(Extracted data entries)
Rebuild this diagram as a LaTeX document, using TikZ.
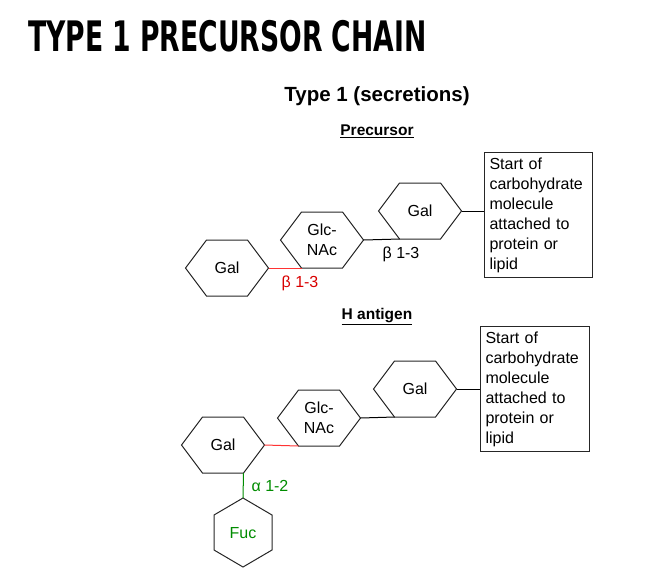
\documentclass[tikz,border=0pt]{standalone}
\usepackage{fontspec}
\setmainfont{Liberation Sans}
\newfontfamily\titlefont{DejaVu Sans Condensed}
\begin{document}
\begin{tikzpicture}[x=1pt,y=-1pt,
  lbl/.style={font=\fontsize{16}{20}\selectfont,inner sep=0pt},
  bond/.style={line width=1pt},
  hexline/.style={draw=black!85,line width=1pt},
  redc/.style={color=red!85!black},
  grnc/.style={color=green!55!black}]
\useasboundingbox (0,0) rectangle (668,579);
\newcommand{\hexa}[5]{% name, cx, cy, text, style
  \draw[hexline] (#2-41.5,#3) -- (#2-20.5,#3-28) -- (#2+20.5,#3-28) -- (#2+41.5,#3) -- (#2+20.5,#3+28) -- (#2-20.5,#3+28) -- cycle;
  \coordinate (#1-r) at (#2+41.5,#3);
  \coordinate (#1-l) at (#2-41.5,#3);
  \coordinate (#1-bl) at (#2-20.5,#3+28);
  \coordinate (#1-br) at (#2+20.5,#3+28);
  \node[lbl,align=center,#5] (#1) at (#2,#3) {#4};}
\node[anchor=west,inner sep=0pt,font=\titlefont\bfseries\fontsize{40}{40}\selectfont,xscale=0.74,yscale=1.05] (title) at (28,36) {TYPE 1 PRECURSOR CHAIN};
\node[font=\bfseries\fontsize{20.5}{24}\selectfont] (t1) at (377,96) {Type 1 (secretions)};
\node[font=\bfseries\fontsize{15.5}{18}\selectfont] (pre) at (377,131) {\underline{Precursor}};
\node[font=\bfseries\fontsize{15.5}{18}\selectfont] (hag) at (377,317) {\underline{H antigen}};
% top chain
\hexa{ga}{227}{268}{Gal}{}
\hexa{gn}{322}{240}{Glc-\\NAc}{}
\hexa{gb}{420}{211}{Gal}{}
\node[draw=black!85,line width=1pt,lbl,align=left,anchor=north west,minimum width=108pt,minimum height=119pt,inner sep=5pt,text width=98pt] (box1) at (484,152) {Start of\\carbohydrate\\molecule\\attached to\\protein or\\lipid};
\draw[bond,red!80] (ga-r) -- (gn-bl);
\draw[bond] (gn-r) -- (gb-bl);
\draw[bond] (gb-r) -- (box1.west |- gb-r);
\node[lbl,redc] (l1) at (300,283) {β 1-3};
\node[lbl] (l2) at (401,254) {β 1-3};
% bottom chain
\hexa{ha}{223}{445}{Gal}{}
\hexa{hn}{319}{418}{Glc-\\NAc}{}
\hexa{hb}{415}{389}{Gal}{}
\node[draw=black!85,line width=1pt,lbl,align=left,anchor=north west,minimum width=109pt,minimum height=125pt,inner sep=5pt,text width=99pt] (box2) at (480,326) {Start of\\carbohydrate\\molecule\\attached to\\protein or\\lipid};
\draw[hexline] (243,498) -- (272,515) -- (272,550) -- (243,567) -- (214,550) -- (214,515) -- cycle;
\coordinate (fuc-t) at (243,498);
\node[lbl,grnc] (fuc) at (243,533) {Fuc};
\draw[bond,red!80] (ha-r) -- (hn-bl);
\draw[bond] (hn-r) -- (hb-bl);
\draw[bond] (hb-r) -- (box2.west |- hb-r);
\draw[bond,green!55!black] (ha-br) -- (fuc-t);
\node[lbl,grnc] (l3) at (270,486) {α 1-2};
\end{tikzpicture}
\end{document}
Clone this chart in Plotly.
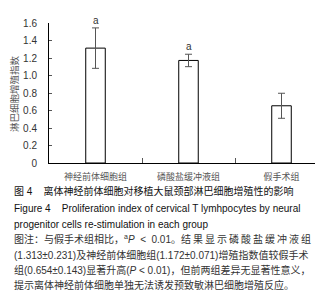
import plotly.graph_objects as go

categories = ["神经前体细胞组", "磷酸盐缓冲液组", "假手术组"]
means = [1.313, 1.172, 0.654]
errors = [0.231, 0.071, 0.143]
marks = ["a", "a", ""]
ytick_vals = [0, 0.2, 0.4, 0.6, 0.8, 1.0, 1.2, 1.4, 1.6]
ytick_text = ["0", "0.2", "0.4", "0.6", "0.8", "1.0", "1.2", "1.4", "1.6"]
y_title = "淋巴细胞增殖指数"
TS = "\u2009"
NB = "\u00a0"
caption_lines = [
    "图 4    离体神经前体细胞对移植大鼠颈部淋巴细胞增殖性的影响",
    "Figure 4    Proliferation index of cervical T lymhpocytes by neural",
    "progenitor cells re-stimulation in each group",
    "图注：与假手术组相比，<sup>a</sup><i>P</i>" + NB * 2 + "&lt;" + NB * 2 + "0.01。"
    + TS.join("结果显示磷酸盐缓冲液组"),
    "(1.313±0.231)及神经前体细胞组(1.172±0.071)增殖指数值较假手术",
    "组(0.654±0.143)显著升高(<i>P</i> &lt; 0.01)，但前两组差异无显著性意义，",
    "提示离体神经前体细胞单独无法诱发预致敏淋巴细胞增殖反应。",
]

FONT = "Liberation Sans, Arial, Noto Sans CJK SC, sans-serif"
W, H = 323, 294
L, R, T, B = 41, 3, 15, 139
PW, PH = W - L - R, H - T - B

def px_x(x):
    return (x - L) / PW

def px_y(y):
    return (H - B - y) / PH

fig = go.Figure()
fig.add_trace(go.Bar(
    x=categories, y=means, width=0.21,
    marker=dict(color="white", line=dict(color="black", width=1)),
    error_y=dict(type="data", array=errors, color="#555555", thickness=1, width=3.5),
    cliponaxis=False,
))

for c, m, e, t in zip(categories, means, errors, marks):
    if t:
        fig.add_annotation(x=c, y=m + e, text=t, showarrow=False, yanchor="bottom",
                           yshift=0, font=dict(size=10, color="#333333", family=FONT))

fig.add_annotation(xref="paper", yref="paper", x=px_x(6), y=px_y(86), text=y_title,
                   textangle=-90, showarrow=False, xanchor="center", yanchor="middle",
                   font=dict(size=9.5, color="#555555", family=FONT))

line_y = [183, 200, 216, 231, 247, 262, 277]
for i, (txt, yy) in enumerate(zip(caption_lines, line_y)):
    color = "#111111" if i < 3 else "#333333"
    fig.add_annotation(xref="paper", yref="paper", x=px_x(4), y=px_y(yy), text=txt,
                       showarrow=False, xanchor="left", yanchor="middle",
                       font=dict(size=10, color=color, family=FONT))

fig.update_layout(
    width=W, height=H, margin=dict(l=L, r=R, t=T, b=B),
    plot_bgcolor="white", paper_bgcolor="white", showlegend=False,
    font=dict(family=FONT),
)
fig.update_xaxes(showline=True, linecolor="black", linewidth=1, ticks="inside", ticklen=5,
                 tickcolor="#555555", tickson="boundaries", showgrid=False,
                 tickfont=dict(size=9, color="#555555", family=FONT), ticklabelstandoff=5)
fig.update_yaxes(range=[0, 1.6], showline=True, linecolor="black", linewidth=1,
                 ticks="inside", ticklen=3, tickcolor="#555555", showgrid=False, zeroline=False,
                 tickmode="array", tickvals=ytick_vals, ticktext=ytick_text, ticklabelstandoff=9,
                 tickfont=dict(size=10, color="#333333", family=FONT))

fig.write_html("out.html")
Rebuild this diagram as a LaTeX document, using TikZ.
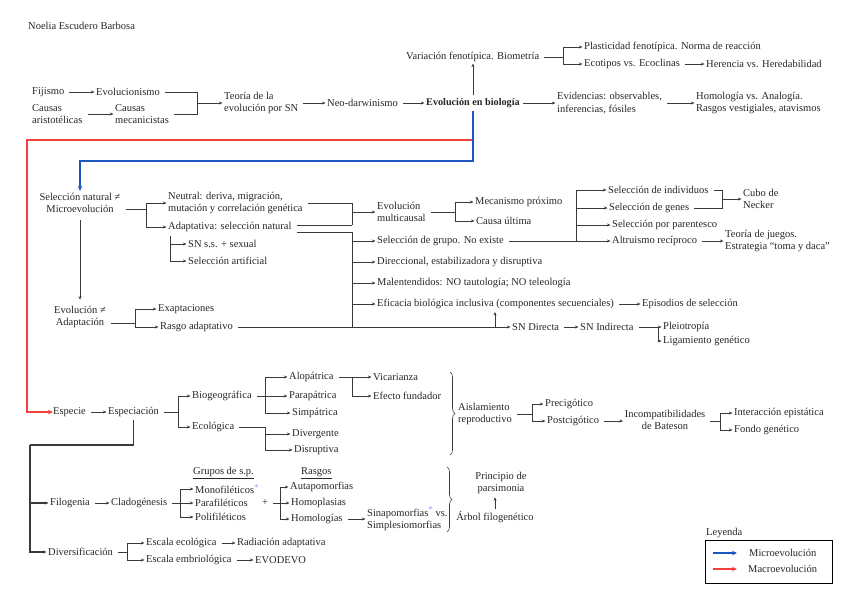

- Stated goal
Leave out the pictures and output the rest of the material exactly as written.

- Solved exercise
Rebuild this diagram as a LaTeX document, using TikZ.
\documentclass[tikz,border=0pt]{standalone}
\usepackage{fontspec}
\setmainfont{Liberation Sans}
\newfontfamily\titlefont{DejaVu Sans Condensed}
\begin{document}
\begin{tikzpicture}[x=1pt,y=-1pt,
  lbl/.style={font=\fontsize{16}{20}\selectfont,inner sep=0pt},
  bond/.style={line width=1pt},
  hexline/.style={draw=black!85,line width=1pt},
  redc/.style={color=red!85!black},
  grnc/.style={color=green!55!black}]
\useasboundingbox (0,0) rectangle (668,579);
\newcommand{\hexa}[5]{% name, cx, cy, text, style
  \draw[hexline] (#2-41.5,#3) -- (#2-20.5,#3-28) -- (#2+20.5,#3-28) -- (#2+41.5,#3) -- (#2+20.5,#3+28) -- (#2-20.5,#3+28) -- cycle;
  \coordinate (#1-r) at (#2+41.5,#3);
  \coordinate (#1-l) at (#2-41.5,#3);
  \coordinate (#1-bl) at (#2-20.5,#3+28);
  \coordinate (#1-br) at (#2+20.5,#3+28);
  \node[lbl,align=center,#5] (#1) at (#2,#3) {#4};}
\node[anchor=west,inner sep=0pt,font=\titlefont\bfseries\fontsize{40}{40}\selectfont,xscale=0.74,yscale=1.05] (title) at (28,36) {TYPE 1 PRECURSOR CHAIN};
\node[font=\bfseries\fontsize{20.5}{24}\selectfont] (t1) at (377,96) {Type 1 (secretions)};
\node[font=\bfseries\fontsize{15.5}{18}\selectfont] (pre) at (377,131) {\underline{Precursor}};
\node[font=\bfseries\fontsize{15.5}{18}\selectfont] (hag) at (377,317) {\underline{H antigen}};
% top chain
\hexa{ga}{227}{268}{Gal}{}
\hexa{gn}{322}{240}{Glc-\\NAc}{}
\hexa{gb}{420}{211}{Gal}{}
\node[draw=black!85,line width=1pt,lbl,align=left,anchor=north west,minimum width=108pt,minimum height=119pt,inner sep=5pt,text width=98pt] (box1) at (484,152) {Start of\\carbohydrate\\molecule\\attached to\\protein or\\lipid};
\draw[bond,red!80] (ga-r) -- (gn-bl);
\draw[bond] (gn-r) -- (gb-bl);
\draw[bond] (gb-r) -- (box1.west |- gb-r);
\node[lbl,redc] (l1) at (300,283) {β 1-3};
\node[lbl] (l2) at (401,254) {β 1-3};
% bottom chain
\hexa{ha}{223}{445}{Gal}{}
\hexa{hn}{319}{418}{Glc-\\NAc}{}
\hexa{hb}{415}{389}{Gal}{}
\node[draw=black!85,line width=1pt,lbl,align=left,anchor=north west,minimum width=109pt,minimum height=125pt,inner sep=5pt,text width=99pt] (box2) at (480,326) {Start of\\carbohydrate\\molecule\\attached to\\protein or\\lipid};
\draw[hexline] (243,498) -- (272,515) -- (272,550) -- (243,567) -- (214,550) -- (214,515) -- cycle;
\coordinate (fuc-t) at (243,498);
\node[lbl,grnc] (fuc) at (243,533) {Fuc};
\draw[bond,red!80] (ha-r) -- (hn-bl);
\draw[bond] (hn-r) -- (hb-bl);
\draw[bond] (hb-r) -- (box2.west |- hb-r);
\draw[bond,green!55!black] (ha-br) -- (fuc-t);
\node[lbl,grnc] (l3) at (270,486) {α 1-2};
\end{tikzpicture}
\end{document}
Clone this chart in Plotly.
import plotly.graph_objects as go

categories = ["神经前体细胞组", "磷酸盐缓冲液组", "假手术组"]
means = [1.313, 1.172, 0.654]
errors = [0.231, 0.071, 0.143]
marks = ["a", "a", ""]
ytick_vals = [0, 0.2, 0.4, 0.6, 0.8, 1.0, 1.2, 1.4, 1.6]
ytick_text = ["0", "0.2", "0.4", "0.6", "0.8", "1.0", "1.2", "1.4", "1.6"]
y_title = "淋巴细胞增殖指数"
TS = "\u2009"
NB = "\u00a0"
caption_lines = [
    "图 4    离体神经前体细胞对移植大鼠颈部淋巴细胞增殖性的影响",
    "Figure 4    Proliferation index of cervical T lymhpocytes by neural",
    "progenitor cells re-stimulation in each group",
    "图注：与假手术组相比，<sup>a</sup><i>P</i>" + NB * 2 + "&lt;" + NB * 2 + "0.01。"
    + TS.join("结果显示磷酸盐缓冲液组"),
    "(1.313±0.231)及神经前体细胞组(1.172±0.071)增殖指数值较假手术",
    "组(0.654±0.143)显著升高(<i>P</i> &lt; 0.01)，但前两组差异无显著性意义，",
    "提示离体神经前体细胞单独无法诱发预致敏淋巴细胞增殖反应。",
]

FONT = "Liberation Sans, Arial, Noto Sans CJK SC, sans-serif"
W, H = 323, 294
L, R, T, B = 41, 3, 15, 139
PW, PH = W - L - R, H - T - B

def px_x(x):
    return (x - L) / PW

def px_y(y):
    return (H - B - y) / PH

fig = go.Figure()
fig.add_trace(go.Bar(
    x=categories, y=means, width=0.21,
    marker=dict(color="white", line=dict(color="black", width=1)),
    error_y=dict(type="data", array=errors, color="#555555", thickness=1, width=3.5),
    cliponaxis=False,
))

for c, m, e, t in zip(categories, means, errors, marks):
    if t:
        fig.add_annotation(x=c, y=m + e, text=t, showarrow=False, yanchor="bottom",
                           yshift=0, font=dict(size=10, color="#333333", family=FONT))

fig.add_annotation(xref="paper", yref="paper", x=px_x(6), y=px_y(86), text=y_title,
                   textangle=-90, showarrow=False, xanchor="center", yanchor="middle",
                   font=dict(size=9.5, color="#555555", family=FONT))

line_y = [183, 200, 216, 231, 247, 262, 277]
for i, (txt, yy) in enumerate(zip(caption_lines, line_y)):
    color = "#111111" if i < 3 else "#333333"
    fig.add_annotation(xref="paper", yref="paper", x=px_x(4), y=px_y(yy), text=txt,
                       showarrow=False, xanchor="left", yanchor="middle",
                       font=dict(size=10, color=color, family=FONT))

fig.update_layout(
    width=W, height=H, margin=dict(l=L, r=R, t=T, b=B),
    plot_bgcolor="white", paper_bgcolor="white", showlegend=False,
    font=dict(family=FONT),
)
fig.update_xaxes(showline=True, linecolor="black", linewidth=1, ticks="inside", ticklen=5,
                 tickcolor="#555555", tickson="boundaries", showgrid=False,
                 tickfont=dict(size=9, color="#555555", family=FONT), ticklabelstandoff=5)
fig.update_yaxes(range=[0, 1.6], showline=True, linecolor="black", linewidth=1,
                 ticks="inside", ticklen=3, tickcolor="#555555", showgrid=False, zeroline=False,
                 tickmode="array", tickvals=ytick_vals, ticktext=ytick_text, ticklabelstandoff=9,
                 tickfont=dict(size=10, color="#333333", family=FONT))

fig.write_html("out.html")
Rebuild this diagram as a LaTeX document, using TikZ.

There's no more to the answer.